» Required task:
Repeat exactly the lines from the line with "Recreate this image as a Python" to the line with "ax.plot(time_h, mix, color='#A5A5A5', lw=1.6, label='Mix')", including both, and leave out any pictures.
[Start Data lines]
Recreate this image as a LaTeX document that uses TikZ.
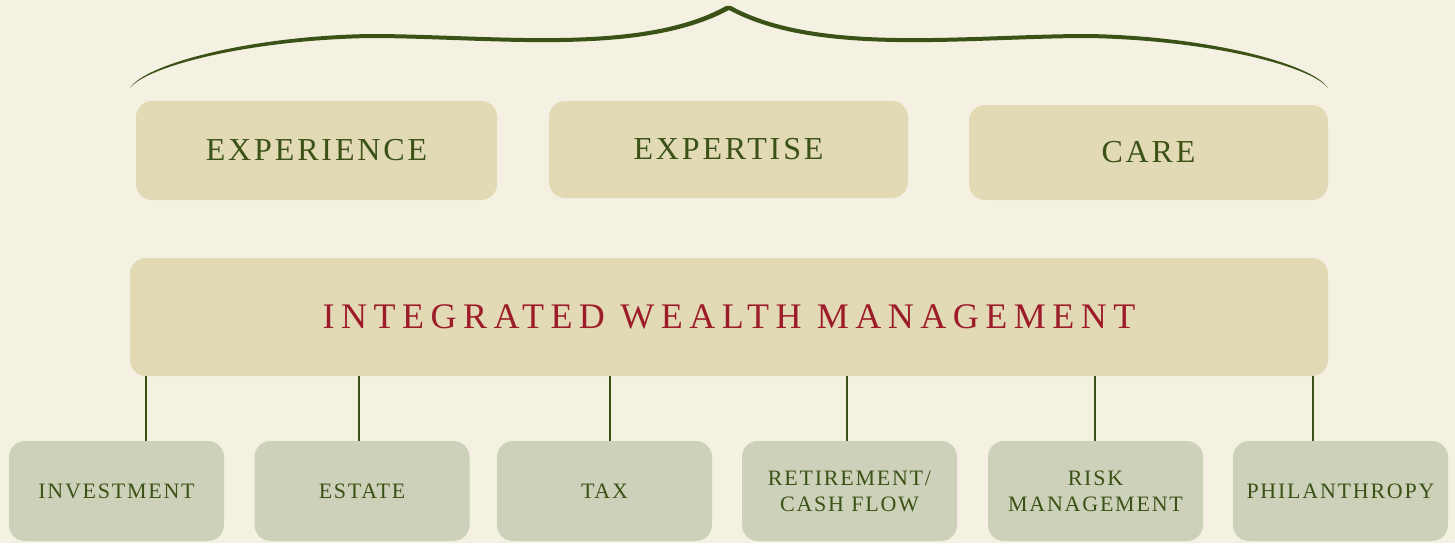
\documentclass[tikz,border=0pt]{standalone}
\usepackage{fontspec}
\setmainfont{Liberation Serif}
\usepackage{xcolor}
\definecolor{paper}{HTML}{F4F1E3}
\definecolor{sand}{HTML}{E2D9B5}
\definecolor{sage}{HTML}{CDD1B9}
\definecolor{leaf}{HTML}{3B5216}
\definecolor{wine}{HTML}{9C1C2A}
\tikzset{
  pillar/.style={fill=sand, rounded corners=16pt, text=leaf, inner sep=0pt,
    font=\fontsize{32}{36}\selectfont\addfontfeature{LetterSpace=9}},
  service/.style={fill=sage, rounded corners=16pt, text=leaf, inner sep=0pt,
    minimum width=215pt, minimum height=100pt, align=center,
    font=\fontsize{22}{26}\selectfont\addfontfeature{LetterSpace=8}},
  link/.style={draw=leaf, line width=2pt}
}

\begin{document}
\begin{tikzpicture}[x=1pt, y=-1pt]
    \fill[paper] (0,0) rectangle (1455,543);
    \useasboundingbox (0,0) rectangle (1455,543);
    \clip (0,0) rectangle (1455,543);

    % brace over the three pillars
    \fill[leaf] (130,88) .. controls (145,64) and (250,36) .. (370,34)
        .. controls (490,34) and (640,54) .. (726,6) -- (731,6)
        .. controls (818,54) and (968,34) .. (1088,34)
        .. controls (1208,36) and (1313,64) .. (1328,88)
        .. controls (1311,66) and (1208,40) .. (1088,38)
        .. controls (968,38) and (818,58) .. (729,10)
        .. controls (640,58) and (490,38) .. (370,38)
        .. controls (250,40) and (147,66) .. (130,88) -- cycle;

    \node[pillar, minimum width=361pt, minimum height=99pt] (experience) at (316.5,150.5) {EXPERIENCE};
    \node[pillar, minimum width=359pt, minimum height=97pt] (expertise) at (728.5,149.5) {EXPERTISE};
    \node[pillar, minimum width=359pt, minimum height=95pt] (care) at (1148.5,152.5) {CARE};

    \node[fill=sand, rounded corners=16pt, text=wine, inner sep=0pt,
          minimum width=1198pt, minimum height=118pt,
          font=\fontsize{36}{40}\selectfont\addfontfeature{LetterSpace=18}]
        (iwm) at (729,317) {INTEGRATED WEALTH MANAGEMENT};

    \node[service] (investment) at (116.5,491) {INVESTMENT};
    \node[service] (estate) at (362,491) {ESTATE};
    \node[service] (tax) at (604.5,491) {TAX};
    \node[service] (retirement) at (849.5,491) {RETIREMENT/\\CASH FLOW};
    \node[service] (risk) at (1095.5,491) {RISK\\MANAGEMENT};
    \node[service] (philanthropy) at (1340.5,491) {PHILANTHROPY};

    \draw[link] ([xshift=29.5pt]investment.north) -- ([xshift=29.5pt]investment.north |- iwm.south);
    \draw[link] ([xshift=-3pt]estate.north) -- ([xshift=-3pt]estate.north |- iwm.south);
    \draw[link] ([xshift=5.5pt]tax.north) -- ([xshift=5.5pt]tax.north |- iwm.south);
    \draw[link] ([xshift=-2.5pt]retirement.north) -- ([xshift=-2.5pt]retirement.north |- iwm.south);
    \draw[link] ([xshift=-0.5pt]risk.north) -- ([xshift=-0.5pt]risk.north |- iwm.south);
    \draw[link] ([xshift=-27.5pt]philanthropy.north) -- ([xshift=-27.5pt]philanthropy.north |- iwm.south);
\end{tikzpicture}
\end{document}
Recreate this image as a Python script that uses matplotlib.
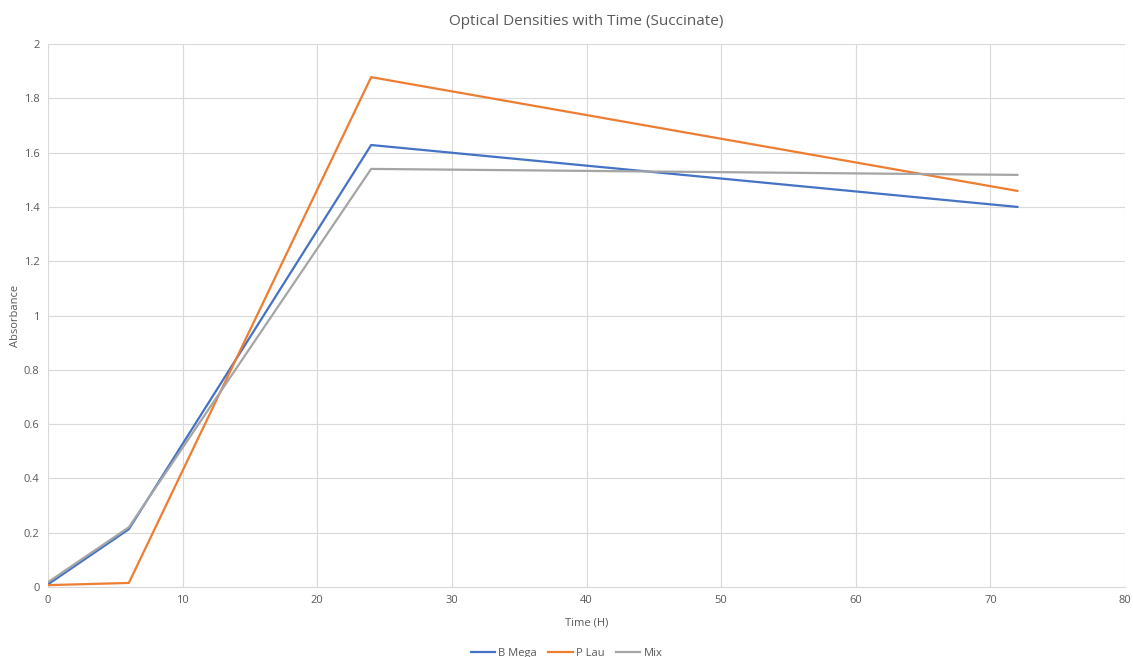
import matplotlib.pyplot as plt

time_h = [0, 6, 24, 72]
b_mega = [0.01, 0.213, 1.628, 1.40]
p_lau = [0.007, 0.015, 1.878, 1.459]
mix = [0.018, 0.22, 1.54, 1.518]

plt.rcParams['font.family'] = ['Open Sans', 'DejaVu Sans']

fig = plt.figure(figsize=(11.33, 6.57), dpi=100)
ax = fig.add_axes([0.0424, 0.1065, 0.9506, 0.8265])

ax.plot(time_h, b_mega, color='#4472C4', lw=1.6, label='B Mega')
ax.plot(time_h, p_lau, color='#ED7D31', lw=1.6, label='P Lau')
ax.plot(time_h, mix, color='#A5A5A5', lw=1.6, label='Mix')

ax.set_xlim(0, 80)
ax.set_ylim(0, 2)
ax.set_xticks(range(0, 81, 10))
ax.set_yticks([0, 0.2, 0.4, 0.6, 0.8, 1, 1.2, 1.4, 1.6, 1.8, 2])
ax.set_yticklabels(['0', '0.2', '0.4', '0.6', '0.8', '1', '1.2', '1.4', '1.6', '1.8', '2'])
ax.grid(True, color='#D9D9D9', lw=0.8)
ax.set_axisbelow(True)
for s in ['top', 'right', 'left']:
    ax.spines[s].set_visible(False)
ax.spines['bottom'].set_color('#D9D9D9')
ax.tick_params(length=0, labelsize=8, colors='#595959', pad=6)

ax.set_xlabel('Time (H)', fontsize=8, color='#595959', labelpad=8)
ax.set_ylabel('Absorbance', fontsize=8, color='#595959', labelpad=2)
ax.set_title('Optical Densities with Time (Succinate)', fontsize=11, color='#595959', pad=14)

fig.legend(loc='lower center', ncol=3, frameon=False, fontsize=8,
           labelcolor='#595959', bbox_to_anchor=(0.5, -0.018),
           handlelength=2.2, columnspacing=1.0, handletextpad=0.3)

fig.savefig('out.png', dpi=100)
[End Data lines]
[Start Data lines]
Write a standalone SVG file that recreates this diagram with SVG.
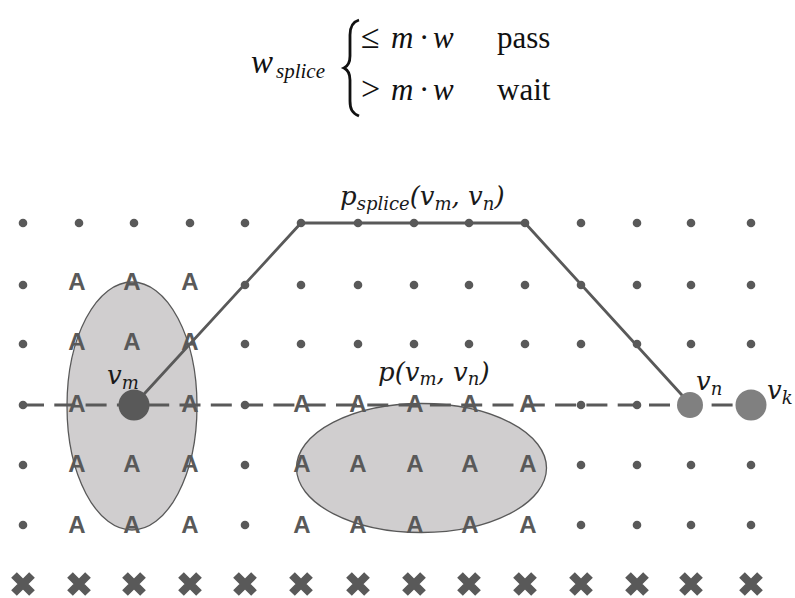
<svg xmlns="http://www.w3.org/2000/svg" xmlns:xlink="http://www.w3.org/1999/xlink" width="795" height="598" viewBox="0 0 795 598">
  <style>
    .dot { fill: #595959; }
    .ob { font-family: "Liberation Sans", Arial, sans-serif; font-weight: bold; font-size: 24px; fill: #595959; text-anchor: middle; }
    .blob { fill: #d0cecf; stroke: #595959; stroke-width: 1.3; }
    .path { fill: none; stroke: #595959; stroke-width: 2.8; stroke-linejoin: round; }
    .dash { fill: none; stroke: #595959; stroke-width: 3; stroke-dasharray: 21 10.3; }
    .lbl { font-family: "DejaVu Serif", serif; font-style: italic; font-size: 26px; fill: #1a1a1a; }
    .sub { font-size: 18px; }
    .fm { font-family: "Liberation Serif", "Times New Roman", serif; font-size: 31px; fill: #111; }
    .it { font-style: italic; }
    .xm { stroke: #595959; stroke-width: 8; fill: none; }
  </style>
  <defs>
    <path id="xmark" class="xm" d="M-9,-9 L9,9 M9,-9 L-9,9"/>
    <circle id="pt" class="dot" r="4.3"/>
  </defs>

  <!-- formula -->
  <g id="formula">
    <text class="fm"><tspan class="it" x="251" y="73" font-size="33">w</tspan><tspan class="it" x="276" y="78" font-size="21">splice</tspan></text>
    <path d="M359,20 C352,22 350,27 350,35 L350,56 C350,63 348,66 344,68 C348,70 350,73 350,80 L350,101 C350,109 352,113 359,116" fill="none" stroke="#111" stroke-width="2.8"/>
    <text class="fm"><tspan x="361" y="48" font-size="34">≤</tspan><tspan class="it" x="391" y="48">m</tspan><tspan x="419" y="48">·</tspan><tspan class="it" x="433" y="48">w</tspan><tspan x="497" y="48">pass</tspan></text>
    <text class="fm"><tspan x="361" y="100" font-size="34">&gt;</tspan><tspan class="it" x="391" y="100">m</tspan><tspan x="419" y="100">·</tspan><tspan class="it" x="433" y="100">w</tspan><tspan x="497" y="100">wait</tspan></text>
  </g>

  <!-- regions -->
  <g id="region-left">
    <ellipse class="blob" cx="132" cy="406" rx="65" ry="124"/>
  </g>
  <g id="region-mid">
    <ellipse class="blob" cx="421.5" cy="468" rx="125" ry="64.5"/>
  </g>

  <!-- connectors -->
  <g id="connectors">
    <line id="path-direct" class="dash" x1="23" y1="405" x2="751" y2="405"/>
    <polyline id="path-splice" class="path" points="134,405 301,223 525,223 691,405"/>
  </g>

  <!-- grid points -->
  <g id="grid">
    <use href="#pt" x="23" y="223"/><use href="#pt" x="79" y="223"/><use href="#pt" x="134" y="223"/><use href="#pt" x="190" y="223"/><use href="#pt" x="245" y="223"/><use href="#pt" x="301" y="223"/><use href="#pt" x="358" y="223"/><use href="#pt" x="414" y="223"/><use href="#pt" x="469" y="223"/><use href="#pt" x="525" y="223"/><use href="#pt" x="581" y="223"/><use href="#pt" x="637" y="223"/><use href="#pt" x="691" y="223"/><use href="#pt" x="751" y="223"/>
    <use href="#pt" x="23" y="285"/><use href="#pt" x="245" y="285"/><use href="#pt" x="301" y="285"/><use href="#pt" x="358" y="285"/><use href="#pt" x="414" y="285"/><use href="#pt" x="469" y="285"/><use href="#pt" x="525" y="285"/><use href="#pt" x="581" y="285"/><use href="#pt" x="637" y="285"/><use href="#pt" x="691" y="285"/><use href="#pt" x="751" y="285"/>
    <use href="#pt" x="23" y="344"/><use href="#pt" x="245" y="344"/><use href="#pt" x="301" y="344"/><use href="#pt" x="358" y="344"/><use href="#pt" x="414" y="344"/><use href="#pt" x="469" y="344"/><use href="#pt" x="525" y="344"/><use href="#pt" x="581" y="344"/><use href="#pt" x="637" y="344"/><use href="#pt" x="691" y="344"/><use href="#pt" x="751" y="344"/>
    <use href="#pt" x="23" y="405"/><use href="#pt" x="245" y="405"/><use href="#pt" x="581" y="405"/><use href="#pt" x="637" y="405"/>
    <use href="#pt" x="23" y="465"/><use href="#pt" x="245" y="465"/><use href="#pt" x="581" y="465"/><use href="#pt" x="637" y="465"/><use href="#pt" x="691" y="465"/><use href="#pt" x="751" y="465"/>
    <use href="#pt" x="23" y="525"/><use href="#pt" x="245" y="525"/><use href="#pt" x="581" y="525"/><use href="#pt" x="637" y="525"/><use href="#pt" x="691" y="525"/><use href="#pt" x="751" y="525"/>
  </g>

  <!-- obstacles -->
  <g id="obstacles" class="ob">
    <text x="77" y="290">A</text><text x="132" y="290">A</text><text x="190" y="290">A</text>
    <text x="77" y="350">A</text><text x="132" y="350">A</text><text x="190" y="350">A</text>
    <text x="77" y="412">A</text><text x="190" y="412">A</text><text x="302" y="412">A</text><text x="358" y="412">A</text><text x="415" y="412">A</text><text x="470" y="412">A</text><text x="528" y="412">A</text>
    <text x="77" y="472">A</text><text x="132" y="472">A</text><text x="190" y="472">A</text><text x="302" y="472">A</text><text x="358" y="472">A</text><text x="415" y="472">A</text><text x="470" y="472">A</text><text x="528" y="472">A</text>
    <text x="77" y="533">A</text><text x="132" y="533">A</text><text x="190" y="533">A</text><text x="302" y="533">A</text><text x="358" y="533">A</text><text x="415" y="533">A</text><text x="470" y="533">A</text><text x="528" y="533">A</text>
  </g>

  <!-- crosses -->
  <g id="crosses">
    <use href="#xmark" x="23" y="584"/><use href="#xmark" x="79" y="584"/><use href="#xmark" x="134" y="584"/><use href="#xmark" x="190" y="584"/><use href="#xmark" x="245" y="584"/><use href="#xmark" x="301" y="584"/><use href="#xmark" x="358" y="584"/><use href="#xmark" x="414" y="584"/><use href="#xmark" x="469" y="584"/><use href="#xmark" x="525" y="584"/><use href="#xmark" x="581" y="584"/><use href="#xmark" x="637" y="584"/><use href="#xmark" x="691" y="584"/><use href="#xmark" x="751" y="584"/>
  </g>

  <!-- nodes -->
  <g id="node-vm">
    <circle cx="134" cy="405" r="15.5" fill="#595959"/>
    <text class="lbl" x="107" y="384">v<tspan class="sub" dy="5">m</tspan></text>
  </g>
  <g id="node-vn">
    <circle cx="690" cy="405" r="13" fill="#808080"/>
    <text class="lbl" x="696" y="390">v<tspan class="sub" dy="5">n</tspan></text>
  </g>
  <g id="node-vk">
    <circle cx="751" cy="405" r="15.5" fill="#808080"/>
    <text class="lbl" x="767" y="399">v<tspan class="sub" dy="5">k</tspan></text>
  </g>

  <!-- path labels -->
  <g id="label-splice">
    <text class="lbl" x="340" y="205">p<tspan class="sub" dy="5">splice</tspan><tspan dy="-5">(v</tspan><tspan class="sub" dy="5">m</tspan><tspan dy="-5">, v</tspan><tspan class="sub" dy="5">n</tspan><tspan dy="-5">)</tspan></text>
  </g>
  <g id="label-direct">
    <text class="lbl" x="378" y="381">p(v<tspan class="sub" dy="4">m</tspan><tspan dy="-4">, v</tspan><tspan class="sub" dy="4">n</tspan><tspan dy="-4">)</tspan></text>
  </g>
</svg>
[End Data lines]
» The solution:
Recreate this image as a Python script that uses matplotlib.
import matplotlib.pyplot as plt

time_h = [0, 6, 24, 72]
b_mega = [0.01, 0.213, 1.628, 1.40]
p_lau = [0.007, 0.015, 1.878, 1.459]
mix = [0.018, 0.22, 1.54, 1.518]

plt.rcParams['font.family'] = ['Open Sans', 'DejaVu Sans']

fig = plt.figure(figsize=(11.33, 6.57), dpi=100)
ax = fig.add_axes([0.0424, 0.1065, 0.9506, 0.8265])

ax.plot(time_h, b_mega, color='#4472C4', lw=1.6, label='B Mega')
ax.plot(time_h, p_lau, color='#ED7D31', lw=1.6, label='P Lau')
ax.plot(time_h, mix, color='#A5A5A5', lw=1.6, label='Mix')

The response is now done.